Last summer I was finishing out my final months in Peace Corps, acting a fool with my head 100% in the clouds.
A new group of volunteers had come in and were doing their initial training in Lima, part of which involved their site assignments and a visit to their regions to meet their new communities and fellow volunteers.
I attended a couple of meetings and trainings so I could meet the new trainees but if I’m honest, I wasn’t that interested. We’d only have a few months together before I left.
In that group was Shalin Shah, who I only spoke to a couple of times. He died last week.
I’m not going to pretend I knew Shalin, because I really didn’t, but I fiercely remember his story.
In Peace Corps, people go home for all sorts of reasons.

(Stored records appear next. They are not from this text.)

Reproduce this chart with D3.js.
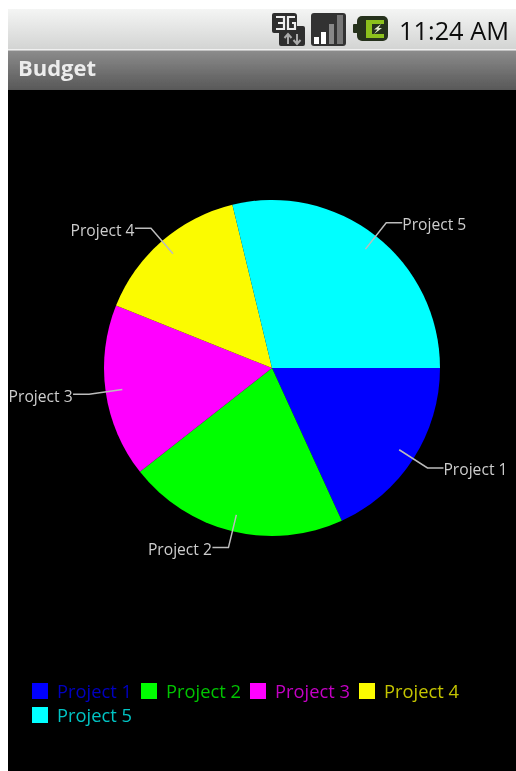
<!DOCTYPE html>
<html><head><meta charset="utf-8">
<script src="https://cdnjs.cloudflare.com/ajax/libs/d3/7.8.5/d3.min.js"></script>
<style>html,body{margin:0;padding:0;background:#fff;overflow:hidden}svg{display:block}text{font-family:"Open Sans",sans-serif}</style>
</head><body><svg id="c" width="516" height="771"></svg>
<script>
const categories=["Project 1","Project 2","Project 3","Project 4","Project 5"];
const budget=[12,14,11,10,19];
const colors=["#0000ff","#00ff00","#ff00ff","#fbfb00","#00ffff"];
const legendColors=["#0000c0","#00c400","#c400c4","#c4c400","#00c4c4"];
const appTitle="Budget", clock="11:24 AM";

const svg=d3.select("#c");
const defs=svg.append("defs");
const g1=defs.append("linearGradient").attr("id","sb").attr("x1",0).attr("x2",0).attr("y1",0).attr("y2",1);
g1.append("stop").attr("offset",0).attr("stop-color","#f4f5f4");
g1.append("stop").attr("offset",1).attr("stop-color","#d3d4d3");
const g2=defs.append("linearGradient").attr("id","tb").attr("x1",0).attr("x2",0).attr("y1",0).attr("y2",1);
g2.append("stop").attr("offset",0).attr("stop-color","#8c8c8c");
g2.append("stop").attr("offset",1).attr("stop-color","#585858");
defs.append("filter").attr("id","soft").attr("x","-5%").attr("y","-5%").attr("width","110%").attr("height","110%")
 .append("feGaussianBlur").attr("stdDeviation",0.5);

const root=svg.append("g").attr("filter","url(#soft)");
root.append("rect").attr("x",8).attr("y",9).attr("width",508).attr("height",40).attr("fill","url(#sb)");
root.append("rect").attr("x",8).attr("y",49).attr("width",508).attr("height",1.5).attr("fill","#f0f0f0");
root.append("rect").attr("x",8).attr("y",50.5).attr("width",508).attr("height",39.5).attr("fill","url(#tb)");
root.append("rect").attr("x",8).attr("y",90).attr("width",508).attr("height",681).attr("fill","#000");
root.append("text").attr("x",18).attr("y",76).attr("font-size",22).attr("font-weight",700).attr("textLength",78).attr("lengthAdjust","spacing").attr("fill","#ececec").text(appTitle);
root.append("text").attr("x",399).attr("y",40).attr("font-size",25).attr("font-weight",500).attr("textLength",110).attr("lengthAdjust","spacingAndGlyphs").attr("fill","#0c0c0c").attr("font-family","Roboto").text(clock);

// status icons
const icons=root.append("g");
icons.append("path").attr("d","M274 13h20a3 3 0 0 1 3 3v10h6a2 2 0 0 1 2 2v16a2 2 0 0 1 -2 2h-22a2 2 0 0 1 -2 -2v-11h-5a2 2 0 0 1 -2 -2v-16a2 2 0 0 1 2 -2z").attr("fill","#2e2e2e");
icons.append("path").attr("d","M276 17h8v12h-8M278 23h6M295 17h-7v12h7v-6h-3").attr("fill","none").attr("stroke","#eee").attr("stroke-width",2.2);
icons.append("path").attr("d","M288 44v-9M284.5 38l3.5-4 3.5 4M297 34v9M293.5 40l3.5 4 3.5-4").attr("fill","none").attr("stroke","#aaa").attr("stroke-width",2);
icons.append("rect").attr("x",311).attr("y",13).attr("width",35).attr("height",33).attr("rx",3).attr("fill","#333");
[[314,37,5,"#fff"],[321,32,5,"#fff"],[329,24,5,"#888"],[337,15,6,"#777"]].forEach(([x,y,w,f])=>icons.append("rect").attr("x",x).attr("y",y).attr("width",w).attr("height",44-y).attr("fill",f));
icons.append("rect").attr("x",357).attr("y",16).attr("width",31).attr("height",25).attr("rx",5).attr("fill","#26301c");
icons.append("rect").attr("x",353).attr("y",24).attr("width",5).attr("height",9).attr("rx",1).attr("fill","#26301c");
icons.append("path").attr("d","M384 20h-18v18h18v-4h-12v-10h12z").attr("fill","#8cc11f");
icons.append("path").attr("d","M381 24l-7 5.5h3.5l-3.5 4.5 8-6h-3.5z").attr("fill","#e6eed2");

// pie
const cx=272, cy=368, R=168;
const pie=d3.pie().sort(null).startAngle(Math.PI/2).endAngle(Math.PI*2.5);
const arcs=pie(budget);
const arc=d3.arc().innerRadius(0).outerRadius(R);
const chart=root.append("g").attr("transform",`translate(${cx},${cy})`);
chart.selectAll("path.s").data(arcs).join("path").attr("class","s").attr("d",arc).attr("fill",(d,i)=>colors[i]);

const inner=d3.arc().innerRadius(R*0.9).outerRadius(R*0.9);
const outer=d3.arc().innerRadius(R*1.1).outerRadius(R*1.1);
const line=d3.line();
arcs.forEach((d,i)=>{
  const p0=inner.centroid(d), p1=outer.centroid(d);
  const right=p1[0]>0, ex=p1[0]+(right?16:-16);
  chart.append("path").attr("d",line([p0,p1,[ex,p1[1]]])).attr("fill","none").attr("stroke","#bcbcbc").attr("stroke-width",1.5);
  chart.append("text").attr("x",ex+(right?0:-0.5)).attr("y",p1[1]+7.5).attr("text-anchor",right?"start":"end")
    .attr("font-size",17).attr("textLength",64).attr("lengthAdjust","spacingAndGlyphs").attr("fill","#cdcdcd").text(categories[i]);
});

// legend
const legendX=d3.scalePoint().domain(d3.range(4)).range([32,359]);
categories.forEach((c,i)=>{
  const row=i<4?0:1, x=legendX(i%4), y=row?707:683;
  root.append("rect").attr("x",x).attr("y",y).attr("width",16).attr("height",16).attr("fill",colors[i]);
  root.append("text").attr("x",x+25).attr("y",y+15).attr("font-size",18).attr("textLength",75).attr("lengthAdjust","spacingAndGlyphs").attr("fill",legendColors[i]).text(c);
});
</script></body></html>
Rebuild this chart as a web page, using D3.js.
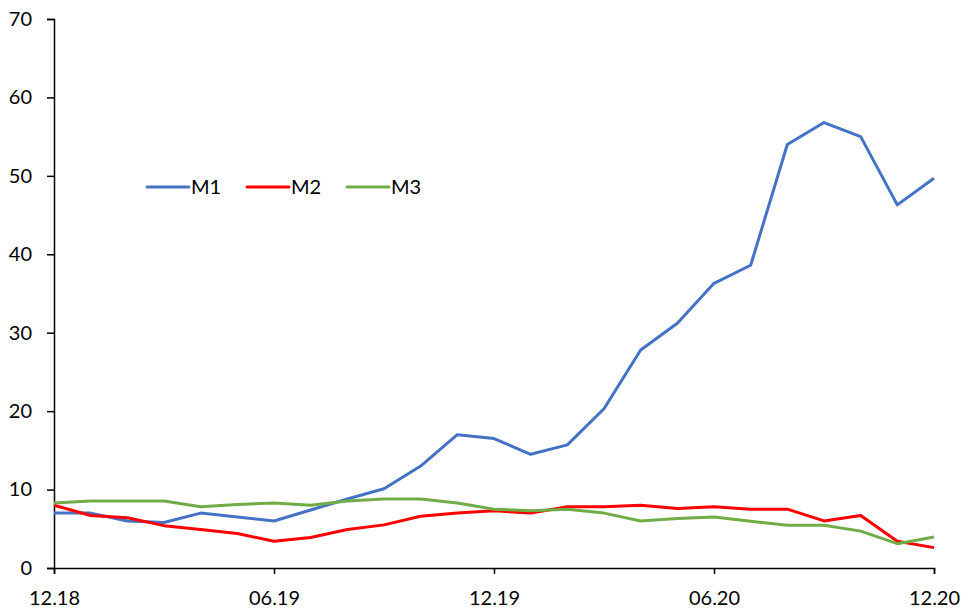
<!DOCTYPE html>
<html>
<head>
<meta charset="utf-8">
<script src="https://cdn.jsdelivr.net/npm/d3@7"></script>
<style>
  body { margin: 0; background: #fff; }
  #chart { width: 969px; height: 612px; }
  text { font-family: Lato, 'Open Sans', sans-serif; }
</style>
</head>
<body>
<div id="chart"></div>
<script>
const months = ['12.18', '01.19', '02.19', '03.19', '04.19', '05.19', '06.19', '07.19', '08.19', '09.19', '10.19', '11.19',
  '12.19', '01.20', '02.20', '03.20', '04.20', '05.20', '06.20', '07.20', '08.20', '09.20', '10.20', '11.20', '12.20']
const xTickLabels = ['12.18', '06.19', '12.19', '06.20', '12.20']
const yTicks = [0, 10, 20, 30, 40, 50, 60, 70]

const m1 = [7.0, 7.0, 6.0, 5.8, 7.0, 6.5, 6.0, 7.4, 8.8, 10.1, 13.0, 17.0, 16.5, 14.5, 15.7, 20.3,
  27.8, 31.2, 36.3, 38.6, 54.0, 56.8, 55.0, 46.3, 49.7]
const m2 = [8.0, 6.7, 6.4, 5.4, 4.9, 4.4, 3.4, 3.9, 4.9, 5.5, 6.6, 7.0, 7.3, 7.0, 7.8, 7.8,
  8.0, 7.6, 7.8, 7.5, 7.5, 6.0, 6.7, 3.4, 2.6]
const m3 = [8.3, 8.55, 8.55, 8.55, 7.8, 8.1, 8.3, 8.0, 8.55, 8.8, 8.8, 8.3, 7.5, 7.3, 7.5, 7.0,
  6.0, 6.3, 6.5, 5.95, 5.45, 5.45, 4.7, 3.1, 3.95]

const series = [
  { name: 'M1', values: m1, color: '#4472C4' },
  { name: 'M2', values: m2, color: '#FF0000' },
  { name: 'M3', values: m3, color: '#70AD47' }
]

const width = 969
const height = 612
const margin = { top: 19, right: 35, bottom: 44, left: 54 }
const innerW = width - margin.left - margin.right
const innerH = height - margin.top - margin.bottom

const svg = d3.select('#chart').append('svg')
  .attr('width', width)
  .attr('height', height)

const g = svg.append('g').attr('transform', `translate(${margin.left},${margin.top})`)

const x = d3.scalePoint().domain(months).range([0, innerW])
const y = d3.scaleLinear().domain([0, 70]).range([innerH, 0])

// Axes
const xAxis = g.append('g')
  .attr('transform', `translate(0,${innerH})`)
  .call(d3.axisBottom(x).tickValues(xTickLabels).tickSize(6).tickPadding(17))
xAxis.select('.domain').attr('stroke', '#000').attr('stroke-width', 1.5)
xAxis.selectAll('.tick line').attr('stroke', '#000').attr('stroke-width', 1.5)
xAxis.selectAll('.tick text').attr('font-size', '20px').attr('fill', '#000')

const yAxis = g.append('g')
  .call(d3.axisLeft(y).tickValues(yTicks).tickSize(7).tickPadding(15))
yAxis.select('.domain').attr('stroke', '#000').attr('stroke-width', 1.5)
yAxis.selectAll('.tick line').attr('stroke', '#000').attr('stroke-width', 1.5)
yAxis.selectAll('.tick text').attr('font-size', '20px').attr('fill', '#000')

// Lines
const line = d3.line()
  .x((d, i) => x(months[i]))
  .y(d => y(d))

series.forEach(s => {
  g.append('path')
    .datum(s.values)
    .attr('fill', 'none')
    .attr('stroke', s.color)
    .attr('stroke-width', 3)
    .attr('stroke-linejoin', 'round')
    .attr('d', line)
})

// Legend
const legend = svg.append('g').attr('transform', 'translate(147,187)')
series.forEach((s, i) => {
  const lg = legend.append('g').attr('transform', `translate(${i * 100},0)`)
  lg.append('line')
    .attr('x1', 0).attr('x2', 42)
    .attr('y1', 0).attr('y2', 0)
    .attr('stroke', s.color)
    .attr('stroke-width', 3)
    .attr('stroke-linecap', 'round')
  lg.append('text')
    .attr('x', 44)
    .attr('y', 7)
    .attr('font-size', '20px')
    .attr('fill', '#000')
    .text(s.name)
})
</script>
</body>
</html>
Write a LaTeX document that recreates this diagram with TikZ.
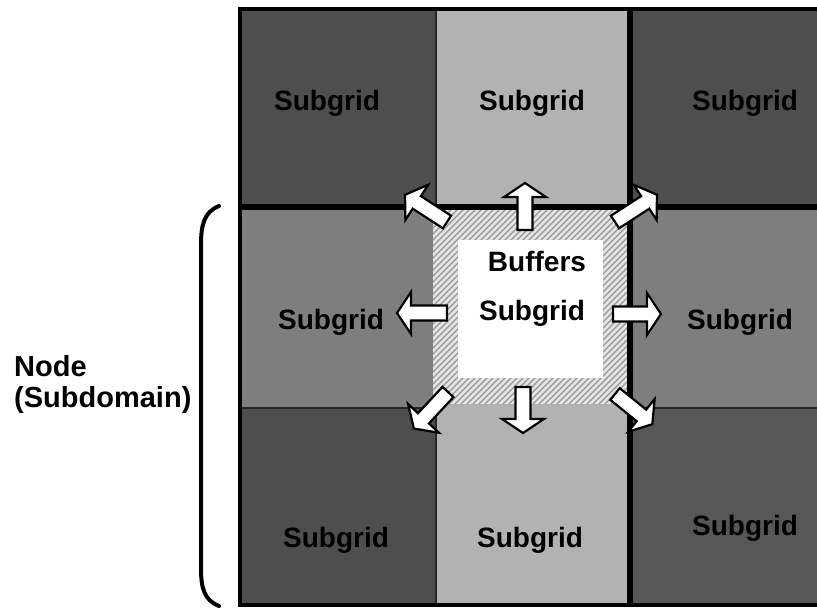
\documentclass[tikz,border=0pt]{standalone}
\usepackage{fontspec}
\setmainfont{Liberation Sans}
\definecolor{darkcell}{RGB}{78,78,78}
\definecolor{midcell}{RGB}{126,126,126}
\definecolor{lightcell}{RGB}{178,178,178}
\definecolor{hatchbg}{RGB}{228,228,228}
\definecolor{hatchfg}{RGB}{150,150,150}
\tikzset{
  lbl/.style={font=\bfseries\fontsize{28}{32}\selectfont, text=black, inner sep=0pt},
  arrowbox/.style={draw=black, fill=white, line width=2.2pt, line join=miter},
  thinline/.style={draw=black!85, line width=1.5pt},
  thickline/.style={draw=black, line width=6.5pt},
  hatchline/.style={draw=hatchfg, line width=1.3pt},
}
\newcommand\blkarrow[4]{%
  \begin{scope}[shift={(#1,#2)},rotate=#3]
    \draw[arrowbox] (0,-7.5) -- ({#4-14},-7.5) -- ({#4-14},-21) -- (#4,0) -- ({#4-14},21) -- ({#4-14},7.5) -- (0,7.5) -- cycle;
  \end{scope}}
\begin{document}
\begin{tikzpicture}[x=1pt,y=-1pt]
\useasboundingbox (0,0) rectangle (817,608);
% cells
\fill[darkcell]  (240,9) rectangle (436,207);
\fill[lightcell] (436,9) rectangle (630,207);
\fill[darkcell]  (630,9) rectangle (822,207);
\fill[midcell]   (240,207) rectangle (436,408);
\fill[lightcell] (436,207) rectangle (630,408);
\fill[midcell]   (630,207) rectangle (822,408);
\fill[darkcell]  (240,408) rectangle (436,605);
\fill[lightcell] (436,408) rectangle (630,605);
\fill[darkcell!95!white]  (630,408) rectangle (822,605);
% hatched buffer region
\fill[hatchbg] (433,210) rectangle (628,404);
\begin{scope}
  \clip (433,210) rectangle (628,404);
  \foreach \i in {-200,-194,...,200} \draw[hatchline] ({433+\i},404) -- ++(200,-200);
\end{scope}
\fill[white] (458,240) rectangle (603,378);
% cell boundaries
\draw[thinline] (436,9) -- (436,207);
\draw[thinline] (436,408) -- (436,605);
\draw[thinline] (240,408) -- (436,408);
\draw[thinline] (630,408) -- (822,408);
\draw[thickline] (240,207) -- (822,207);
\draw[thickline] (630,9) -- (630,605);
% frame
\draw[black, line width=4pt] (822,9) -- (240,9) -- (240,605) -- (822,605);
% labels
\node[lbl] (tl) at (327,103) {Subgrid};
\node[lbl] (tc) at (532,103) {Subgrid};
\node[lbl] (tr) at (745,103) {Subgrid};
\node[lbl] (ml) at (331,322) {Subgrid};
\node[lbl] (mr) at (740,322) {Subgrid};
\node[lbl] (bl) at (336,540) {Subgrid};
\node[lbl] (bc) at (530,540) {Subgrid};
\node[lbl] (br) at (745,528) {Subgrid};
\node[lbl] (buf) at (537,261) {Buffers};
\node[lbl] (cs) at (532,313) {Subgrid};
% arrows
\blkarrow{525}{230}{90}{47}
\blkarrow{523}{387}{-90}{46}
\blkarrow{447}{313}{180}{50}
\blkarrow{613}{314}{0}{48}
\blkarrow{447}{222}{147}{50}
\blkarrow{615}{222}{33}{50}
\blkarrow{448}{392}{227}{50}
\blkarrow{615}{394}{-39}{48}
% brace
\draw[black, line width=4pt, line cap=round] (219,206) .. controls (204,212) and (201,225) .. (201,245) -- (201,568) .. controls (201,588) and (204,600) .. (219,606);
\node[lbl, font=\bfseries\fontsize{29}{33}\selectfont, anchor=west, align=left] (nd) at (14,384) {Node\\[-2pt](Subdomain)};
\end{tikzpicture}
\end{document}
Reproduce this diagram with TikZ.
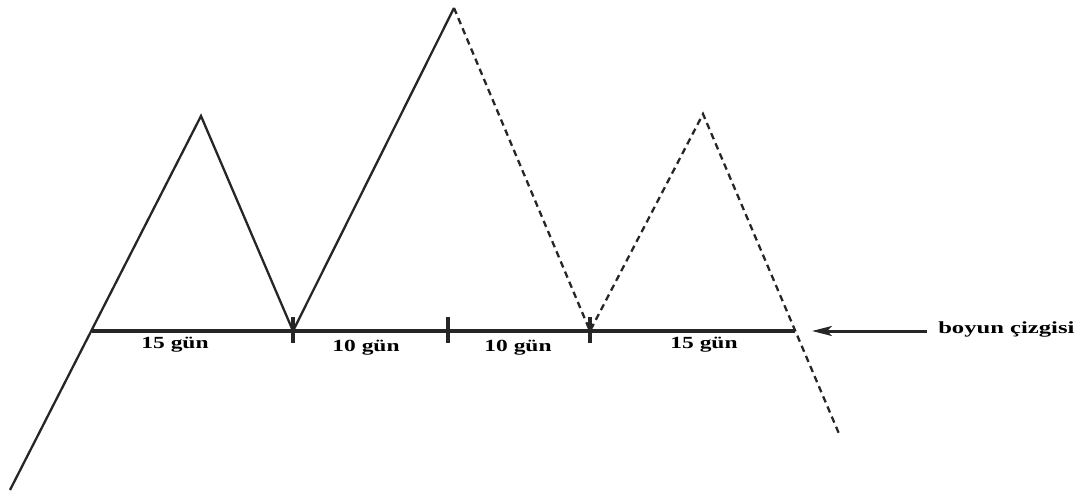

When you hear about a fellow volunteer going home, you hope it’s because they weren’t happy, and that it’s not because a loved one died.
I remember hearing first that one of the trainees was really sick, then that he was sent home for tests, then that he wasn’t coming back. Not an uncommon occurrence, sometimes there is no scary diagnosis, the process is simply exhausting.
At a regional meeting a month later, another volunteer informed me of the larger story. He was sent home because they found a mass in his chest that, after many tests and surgeries, revealed inoperable tumors in his brain. He was given months to live. I heard a tiny part of this story about a guy I barely knew from thousands of miles away and my heart ached for him.
Having to go home early in service was not great, having to do it to deal with medical issues was scary, this was unimaginable. A couple of weeks ago I started hearing Shalin’s story in a different way, first with this article then this page.
All I could think was, we’re all such jerks.
Big, dumb jerks.
And Shalin got it. He understood everything in something as simple as a sunset. He called for a movement to live every moment, to recognize the gift that is life, to fulfill the deepest potential.
And that’s it. No big deal.
Shalin’s beautiful words blew up the internet and the Peace Corps community. His not new but definitely renewed ideas breathed life into a movement to create a better word. One man, one young, dying man who could have succumb so easily to tragedy, instead fulfilled his deepest potential and spoke beauty to the world.
I can’t say it any better than it’s been said, so I’ll end with this quote from an article Peace Corps Director, Carrie Hessler-Radelet recently wrote:
He reminded us that even when the day draws to a close, we are blessed with one glorious burst of light.
He reminded us that the opposite of death is not life, it is purpose. Our stories only come to an end when the reasons to keep telling them fade away, and that is why I know that Shalin’s legacy of love and light will live on forever.